> [Short problem]: Copy the data exactly; pictures stay out of the copy.

> [Available data]:

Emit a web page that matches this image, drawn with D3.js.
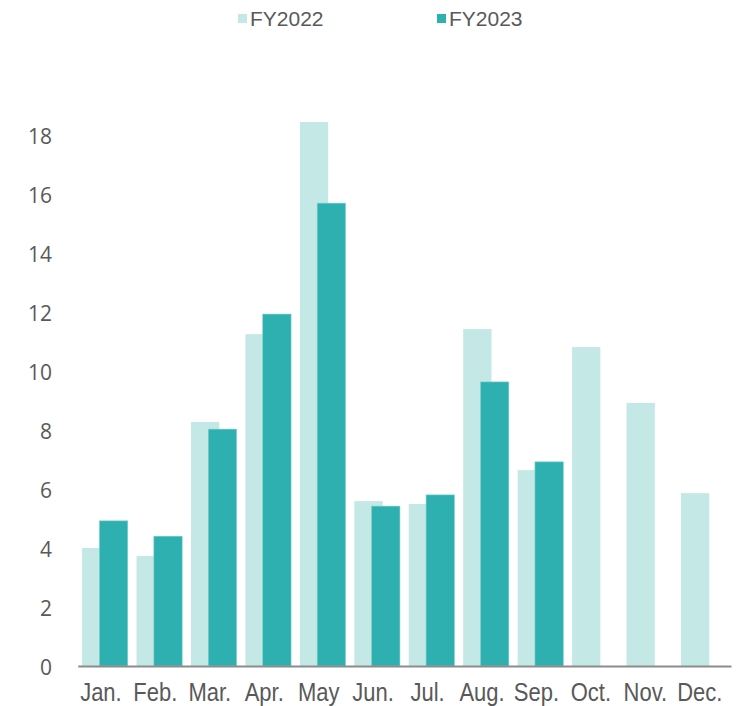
<!DOCTYPE html>
<html><head><meta charset="utf-8">
<script src="https://cdn.jsdelivr.net/npm/d3@7"></script>
<style>html,body{margin:0;padding:0;background:#fff;overflow:hidden;}</style>
</head><body>
<svg id="c" width="751" height="706"></svg>
<script>
const categories = ["Jan.","Feb.","Mar.","Apr.","May","Jun.","Jul.","Aug.","Sep.","Oct.","Nov.","Dec."];
const seriesNames = ["FY2022","FY2023"];
const fy2022 = [4.0, 3.73, 8.27, 11.25, 18.44, 5.59, 5.49, 11.42, 6.64, 10.81, 8.92, 5.86];
const fy2023 = [4.92, 4.4, 8.03, 11.93, 15.69, 5.42, 5.8, 9.63, 6.92, null, null, null];
const yTicks = [0,2,4,6,8,10,12,14,16,18];
const colors = ["#C4E8E6", "#2EAFB0"];

const svg = d3.select("#c");
const left = 77.7, right = 731, y0 = 666, yTop18 = 135;
const x = d3.scaleBand().domain(categories).range([left, right]).paddingInner(0).paddingOuter(0);
const y = d3.scaleLinear().domain([0, 18]).range([y0, yTop18]);

const band = x.bandwidth();
const barW = band * 0.52;
const inset = band * 0.081;
const offset = band * 0.318;

const g = svg.append("g");
[fy2022, fy2023].forEach((vals, si) => {
  g.selectAll(".s" + si).data(categories.map((c, i) => ({c, v: vals[i]})).filter(d => d.v != null))
    .enter().append("rect")
    .attr("x", d => x(d.c) + inset + si * offset)
    .attr("y", d => y(d.v))
    .attr("width", barW)
    .attr("height", d => y0 - y(d.v))
    .attr("fill", colors[si])
    .attr("stroke", si === 1 ? "#7fd0cf" : "none")
    .attr("stroke-width", si === 1 ? 0.6 : 0);
});

// x axis
const sx = 1.14;
const xAxis = d3.axisBottom(x).tickSize(0).tickPadding(0);
const xg = svg.append("g").attr("transform", `translate(0,${y0})`).call(xAxis);
xg.select(".domain").attr("stroke", "#8c8c8c").attr("stroke-width", 2);
xg.selectAll("text").attr("dy", null).attr("y", 35 / sx).attr("x", -4)
  .attr("transform", `scale(1,${sx})`)
  .attr("font-family", "'Liberation Sans', Arial, sans-serif").attr("font-size", 22).attr("fill", "#595959");

// y axis labels
const yAxis = d3.axisLeft(y).tickValues(yTicks).tickSize(0).tickPadding(0);
const yg = svg.append("g").attr("transform", `translate(52,0)`).call(yAxis);
yg.select(".domain").remove();
yg.selectAll("text").attr("font-family", "'Open Sans', sans-serif").attr("font-size", 21).attr("fill", "#595959")
  .attr("dy", "0.36em").attr("transform", "scale(1,1.08)");

// legend
const legX = [238, 437];
seriesNames.forEach((n, i) => {
  svg.append("rect").attr("x", legX[i]).attr("y", 14).attr("width", 9).attr("height", 9).attr("fill", colors[i]);
  svg.append("text").attr("x", legX[i] + 12).attr("y", 26).text(n)
    .attr("font-family", "'Liberation Sans', Arial, sans-serif").attr("font-size", 21).attr("fill", "#595959");
});
</script>
</body></html>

> [Response]:
Emit a web page that matches this image, drawn with D3.js.
<!DOCTYPE html>
<html><head><meta charset="utf-8">
<script src="https://cdn.jsdelivr.net/npm/d3@7"></script>
<style>html,body{margin:0;padding:0;background:#fff;overflow:hidden;}</style>
</head><body>
<svg id="c" width="751" height="706"></svg>
<script>
const categories = ["Jan.","Feb.","Mar.","Apr.","May","Jun.","Jul.","Aug.","Sep.","Oct.","Nov.","Dec."];
const seriesNames = ["FY2022","FY2023"];
const fy2022 = [4.0, 3.73, 8.27, 11.25, 18.44, 5.59, 5.49, 11.42, 6.64, 10.81, 8.92, 5.86];
const fy2023 = [4.92, 4.4, 8.03, 11.93, 15.69, 5.42, 5.8, 9.63, 6.92, null, null, null];
const yTicks = [0,2,4,6,8,10,12,14,16,18];
const colors = ["#C4E8E6", "#2EAFB0"];

const svg = d3.select("#c");
const left = 77.7, right = 731, y0 = 666, yTop18 = 135;
const x = d3.scaleBand().domain(categories).range([left, right]).paddingInner(0).paddingOuter(0);
const y = d3.scaleLinear().domain([0, 18]).range([y0, yTop18]);

const band = x.bandwidth();
const barW = band * 0.52;
const inset = band * 0.081;
const offset = band * 0.318;

const g = svg.append("g");
[fy2022, fy2023].forEach((vals, si) => {
  g.selectAll(".s" + si).data(categories.map((c, i) => ({c, v: vals[i]})).filter(d => d.v != null))
    .enter().append("rect")
    .attr("x", d => x(d.c) + inset + si * offset)
    .attr("y", d => y(d.v))
    .attr("width", barW)
    .attr("height", d => y0 - y(d.v))
    .attr("fill", colors[si])
    .attr("stroke", si === 1 ? "#7fd0cf" : "none")
    .attr("stroke-width", si === 1 ? 0.6 : 0);
});

// x axis
const sx = 1.14;
const xAxis = d3.axisBottom(x).tickSize(0).tickPadding(0);
const xg = svg.append("g").attr("transform", `translate(0,${y0})`).call(xAxis);
xg.select(".domain").attr("stroke", "#8c8c8c").attr("stroke-width", 2);
xg.selectAll("text").attr("dy", null).attr("y", 35 / sx).attr("x", -4)
  .attr("transform", `scale(1,${sx})`)
  .attr("font-family", "'Liberation Sans', Arial, sans-serif").attr("font-size", 22).attr("fill", "#595959");

// y axis labels
const yAxis = d3.axisLeft(y).tickValues(yTicks).tickSize(0).tickPadding(0);
const yg = svg.append("g").attr("transform", `translate(52,0)`).call(yAxis);
yg.select(".domain").remove();
yg.selectAll("text").attr("font-family", "'Open Sans', sans-serif").attr("font-size", 21).attr("fill", "#595959")
  .attr("dy", "0.36em").attr("transform", "scale(1,1.08)");

// legend
const legX = [238, 437];
seriesNames.forEach((n, i) => {
  svg.append("rect").attr("x", legX[i]).attr("y", 14).attr("width", 9).attr("height", 9).attr("fill", colors[i]);
  svg.append("text").attr("x", legX[i] + 12).attr("y", 26).text(n)
    .attr("font-family", "'Liberation Sans', Arial, sans-serif").attr("font-size", 21).attr("fill", "#595959");
});
</script>
</body></html>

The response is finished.